If you have been following the GPT-5 rollout, one thing you might be noticing is how much of an attachment some people have to specific AI models. It feels different and stronger than the kinds of attachment people have had to previous kinds of technology (and so suddenly…
— Sam Altman (@sama) August 11, 2025
Tell me this company doesn’t know what it’s doing w.r.t. human factors.
These are not people who miss signals. That’s why the adoption curve for ChatGPT was unlike anything in tech history.
What’s my take?
I don’t necessarily believe that signaturisation of the em dash was a deliberate strategy.
It truly could have come out of the training data bias. Early on, most users weren’t even bothered as much until the AI generated content witch-hunt began, which is where the em dash suddenly had the limelight shining on it.
On one hand the em dash was being flagged as the tell-tale sign of ChatGPT having been used, and on the other hand many innocent writers were leading a counter-movement of trying to reclaim the em dash. The hue-and-cry led to many users attempt to stay out of controversy’s way by manually editing out their em dashes, but then ChatGPT disobeying users and keeping em dashes in, led to fresh press on that matter.
By this point, OpenAI had to be aware of user need of not wanting em dashes. And as agile as OpenAI has been in the past. They could have tried harder to fix it, but they chose to prioritize other things.
Ruthless Prioritisation – PM’s old friend:
See, in the Tech Product world, we cannot always build everything or fix every bug. It’s always a choice of only fixing the most important problem, or building only the most important features at THAT point in time; and sending everything into the abyss we call the Product backlog, until the tech debt rationalizing cycle kicks in.
There’s business merit in the decision to not fix it now. Almost 97% users of ChatGPT are on the free tier while only 2-3% are paid users (including corporate subscriptions). Compute is expensive, so are the corporate costs and employee costs of maintaining a workforce of very, very smart people.
It’s not that they can’t fix it now, they are consciously choosing not to.
I’m not buying the – it can’t be fixed because Gemini has fixed it (illustrated with a delightful example to our Lord and Savior)

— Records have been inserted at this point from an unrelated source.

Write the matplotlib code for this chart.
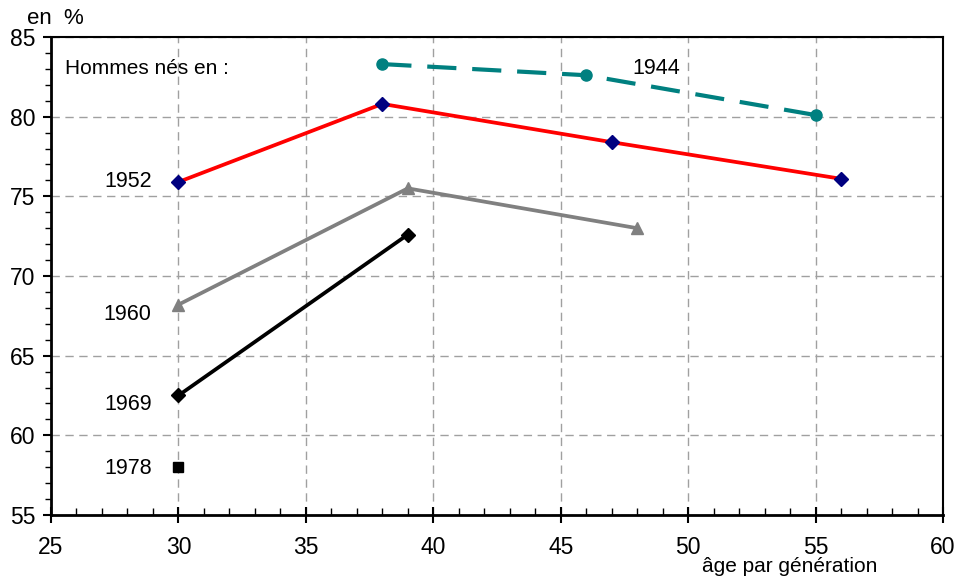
import matplotlib.pyplot as plt
from matplotlib.ticker import MultipleLocator

plt.rcParams['font.family'] = ['Liberation Sans', 'DejaVu Sans']

# data (age, share in %)
age_1944 = [38, 46, 55]
val_1944 = [83.3, 82.6, 80.1]
age_1952 = [30, 38, 47, 56]
val_1952 = [75.9, 80.8, 78.4, 76.1]
age_1960 = [30, 39, 48]
val_1960 = [68.2, 75.5, 73.0]
age_1969 = [30, 39]
val_1969 = [62.5, 72.6]
age_1978 = [30]
val_1978 = [58.0]

fig = plt.figure(figsize=(9.58, 5.79), dpi=100)
ax = fig.add_axes([51 / 958, 64 / 579, 892 / 958, 478 / 579])

ax.plot(age_1944, val_1944, color='#008080', lw=3, ls=(0, (7, 3.8)),
        marker='o', ms=8, zorder=5)
ax.plot(age_1952, val_1952, color='#ff0000', lw=2.7,
        marker='D', ms=7, mfc='#000080', mec='#000080', zorder=5)
ax.plot(age_1960, val_1960, color='#808080', lw=2.7,
        marker='^', ms=9, zorder=5)
ax.plot(age_1969, val_1969, color='black', lw=2.7,
        marker='D', ms=7, zorder=5)
ax.plot(age_1978, val_1978, color='black', ls='none',
        marker='s', ms=7, zorder=5)

ax.set_xlim(25, 60)
ax.set_ylim(55, 85)
ax.xaxis.set_major_locator(MultipleLocator(5))
ax.xaxis.set_minor_locator(MultipleLocator(1))
ax.yaxis.set_major_locator(MultipleLocator(5))
ax.yaxis.set_minor_locator(MultipleLocator(1))

ax.grid(True, which='major', color='#a0a0a0', ls=(0, (6, 4)), lw=1)
ax.set_axisbelow(True)

ax.tick_params(axis='x', which='major', direction='inout', length=12, width=1.5,
               labelsize=16.5, pad=9)
ax.tick_params(axis='x', which='minor', direction='in', length=5, width=1)
ax.tick_params(axis='y', which='major', direction='out', length=6, width=1.5,
               labelsize=16.5, pad=5)
ax.tick_params(axis='y', which='minor', direction='out', length=4, width=1)

for side in ['left', 'bottom']:
    ax.spines[side].set_linewidth(2)
for side in ['top', 'right']:
    ax.spines[side].set_linewidth(1.5)

ax.text(25.55, 83.05, 'Hommes nés en :', fontsize=15, va='center')
ax.text(49.7, 83.05, '1944', fontsize=15.5, ha='right', va='center')
ax.text(28.95, 75.9, '1952', fontsize=15.5, ha='right', va='center')
ax.text(28.95, 67.6, '1960', fontsize=15.5, ha='right', va='center')
ax.text(28.95, 61.95, '1969', fontsize=15.5, ha='right', va='center')
ax.text(28.95, 57.9, '1978', fontsize=15.5, ha='right', va='center')

fig.text(27 / 958, 1 - 18 / 579, 'en  %', fontsize=16, va='center')
fig.text(790 / 958, 1 - 567 / 579, 'âge par génération', fontsize=15,
         ha='center', va='center')

fig.savefig('out.png', dpi=100)
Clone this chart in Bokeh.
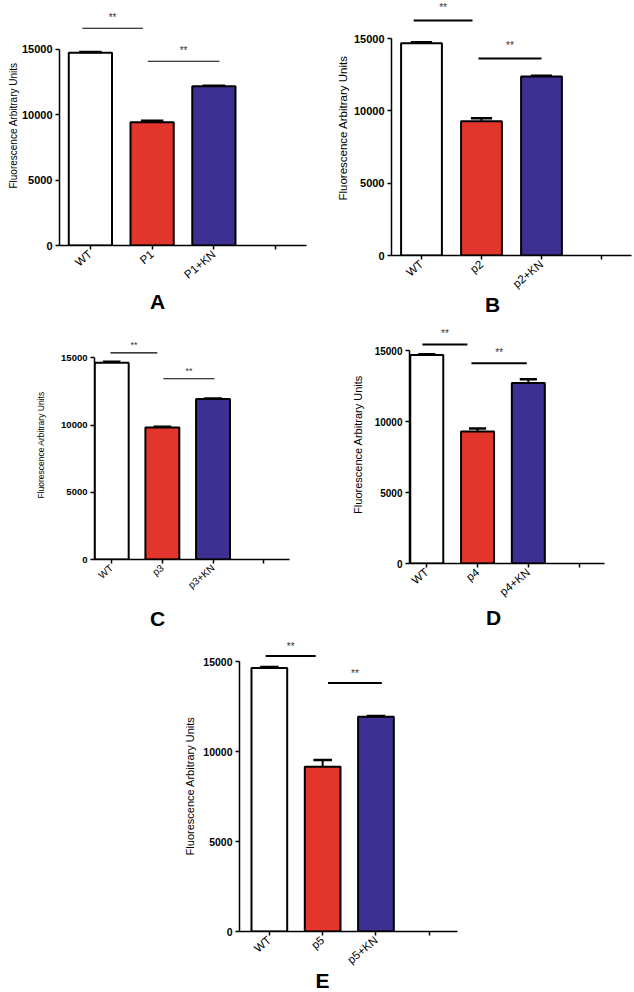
from bokeh.plotting import figure
from bokeh.models import Range1d, FixedTicker, Title, Spacer
from bokeh.layouts import row, column
from bokeh.embed import file_html
from bokeh.resources import INLINE
from bokeh.core.properties import value

FONT = "Liberation Sans"
BAR_COLORS = ["#ffffff", "#e2352b", "#3c3092"]
Y_TICKS = [0, 5000, 10000, 15000]
Y_LABEL = "Fluorescence Arbitrary Units"

# ---- data ----
labels_A = ["WT", "P1", "P1+KN"]
means_A = [14720, 9420, 12170]
errs_A = [70, 110, 40]
sig_x0_A = [0.37, 1.43]
sig_x1_A = [1.35, 2.59]
sig_y_A = [16600, 14080]

labels_B = ["WT", "p2", "p2+KN"]
means_B = [14680, 9280, 12370]
errs_B = [60, 200, 60]
sig_x0_B = [0.37, 1.45]
sig_x1_B = [1.35, 2.50]
sig_y_B = [16240, 13620]

labels_C = ["WT", "p3", "p3+KN"]
means_C = [14640, 9820, 11930]
errs_C = [60, 60, 40]
sig_x0_C = [0.475, 1.52]
sig_x1_C = [1.40, 2.53]
sig_y_C = [15370, 13440]

labels_D = ["WT", "p4", "p4+KN"]
means_D = [14680, 9300, 12720]
errs_D = [60, 200, 250]
sig_x0_D = [0.415, 1.38]
sig_x1_D = [1.30, 2.47]
sig_y_D = [15420, 14110]

labels_E = ["WT", "p5", "p5+KN"]
means_E = [14640, 9150, 11930]
errs_E = [60, 380, 40]
sig_x0_E = [0.43, 1.60]
sig_x1_E = [1.37, 2.61]
sig_y_E = [15300, 13800]


def panel(letter, labels, means, errs, sx0, sx1, sy, *, width, height,
          mb_left, mb_right, mb_top, mb_bottom, x_start, x_end, y_end,
          bar_w, tick_fs, cat_fs, ylab_fs, ylab_standoff, star_dy,
          letter_offset, letter_standoff, sig_lw, star_fs):
    p = figure(width=width, height=height, output_backend="svg",
               toolbar_location=None, frame_align=False,
               x_range=Range1d(x_start, x_end), y_range=Range1d(0, y_end),
               min_border_left=mb_left, min_border_right=mb_right,
               min_border_top=mb_top, min_border_bottom=mb_bottom)
    p.outline_line_color = None
    p.grid.visible = False
    p.background_fill_color = "white"

    xs = [i + 0.5 for i in range(len(labels))]
    p.vbar(x=xs, top=means, width=bar_w, fill_color=BAR_COLORS,
           line_color="black", line_width=2)
    tops = [m + e for m, e in zip(means, errs)]
    p.segment(x0=xs, y0=means, x1=xs, y1=tops, line_color="black", line_width=2)
    cap = bar_w * 0.26
    p.segment(x0=[x - cap for x in xs], y0=tops, x1=[x + cap for x in xs],
              y1=tops, line_color="black", line_width=2.5)

    p.segment(x0=sx0, y0=sy, x1=sx1, y1=sy, line_color="black", line_width=sig_lw)
    p.text(x=[(a + b) / 2 for a, b in zip(sx0, sx1)], y=sy,
           text=["**"] * len(sy), y_offset=-star_dy,
           text_align="center", text_baseline="middle",
           text_font=value(FONT), text_font_size=star_fs, text_color="#333333")

    ticks_x = [i + 0.5 for i in range(len(labels) + 1)]
    p.xaxis.ticker = FixedTicker(ticks=ticks_x)
    overrides = {t: lab for t, lab in zip(ticks_x, labels)}
    overrides[ticks_x[-1]] = ""
    p.xaxis.major_label_overrides = overrides
    p.xaxis.major_label_orientation = 0.7
    p.xaxis.major_label_text_font_size = cat_fs

    p.yaxis.ticker = FixedTicker(ticks=Y_TICKS)
    p.yaxis.bounds = (0, 15000)
    p.yaxis.major_label_text_font_style = "bold"
    p.yaxis.major_label_text_font_size = tick_fs
    p.yaxis.axis_label = Y_LABEL
    p.yaxis.axis_label_text_font_style = "normal"
    p.yaxis.axis_label_text_font_size = ylab_fs
    p.yaxis.axis_label_standoff = ylab_standoff

    for ax in p.axis:
        ax.minor_tick_line_color = None
        ax.major_tick_out = 4
        ax.major_tick_in = 0
        ax.major_label_standoff = 3
        ax.axis_line_width = 1.5
        ax.major_tick_line_width = 1.5
        ax.axis_line_color = "black"
        ax.major_tick_line_color = "black"
        ax.major_label_text_color = "black"
        ax.axis_label_text_color = "black"
        ax.major_label_text_font = FONT
        ax.axis_label_text_font = FONT

    p.add_layout(Title(text=letter, align="left", offset=letter_offset,
                       standoff=letter_standoff, text_font=FONT,
                       text_font_size="21px", text_font_style="bold",
                       text_color="black"), "below")
    return p


pA = panel("A", labels_A, means_A, errs_A, sig_x0_A, sig_x1_A, sig_y_A,
           width=317, height=320, mb_left=59, mb_right=11, mb_top=5, mb_bottom=75,
           x_start=0, x_end=4, y_end=18339, bar_w=0.7, tick_fs="11px",
           cat_fs="11.5px", ylab_fs="10px", ylab_standoff=0, star_dy=11,
           letter_offset=90.4, letter_standoff=-2, sig_lw=1.2, star_fs="10px")

pB = panel("B", labels_B, means_B, errs_B, sig_x0_B, sig_x1_B, sig_y_B,
           width=317, height=320, mb_left=74, mb_right=3, mb_top=0, mb_bottom=65,
           x_start=0, x_end=4, y_end=17627, bar_w=0.68, tick_fs="11px",
           cat_fs="11.5px", ylab_fs="11.5px", ylab_standoff=2, star_dy=13,
           letter_offset=93.4, letter_standoff=-13, sig_lw=2, star_fs="10px")

pC = panel("C", labels_C, means_C, errs_C, sig_x0_C, sig_x1_C, sig_y_C,
           width=317, height=320, mb_left=94, mb_right=28, mb_top=10, mb_bottom=81,
           x_start=0.16, x_end=4.01, y_end=17030, bar_w=0.67, tick_fs="9.5px",
           cat_fs="10px", ylab_fs="8.5px", ylab_standoff=12, star_dy=8,
           letter_offset=55.4, letter_standoff=14, sig_lw=1.2, star_fs="9px")

pD = panel("D", labels_D, means_D, errs_D, sig_x0_D, sig_x1_D, sig_y_D,
           width=317, height=320, mb_left=92, mb_right=30, mb_top=5, mb_bottom=77,
           x_start=0.16, x_end=4.0, y_end=16761, bar_w=0.65, tick_fs="10px",
           cat_fs="11.5px", ylab_fs="11px", ylab_standoff=8, star_dy=11,
           letter_offset=76.4, letter_standoff=-4, sig_lw=2, star_fs="10px")

pE = panel("E", labels_E, means_E, errs_E, sig_x0_E, sig_x1_E, sig_y_E,
           width=310, height=352, mb_left=79, mb_right=13, mb_top=0, mb_bottom=61,
           x_start=-0.06, x_end=4.03, y_end=16167, bar_w=0.67, tick_fs="10.5px",
           cat_fs="11.5px", ylab_fs="11px", ylab_standoff=4, star_dy=10,
           letter_offset=76, letter_standoff=-14, sig_lw=2, star_fs="10px")

layout = column(row(pA, pB), row(pC, pD),
                row(Spacer(width=160, height=352), pE))

open("out.html", "w").write(file_html(layout, INLINE))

If you see, the pros of letting the em dash proliferate even further by people lazily copy-pasting it everywhere just primes us to now see ChatGPT wherever we see an em dash. If not earning money, the em dashes as earning ChatGPT share-of-mind.
Whether accident or strategy, the result is the same: OpenAI may have pulled off the world’s most brilliant subliminal campaign without spending a dollar. The em dash is no longer just a pause in thought. It’s a pause in history – a tiny line shaping how billions of people read and write, and a tactic in the who-wins-the-AI-war.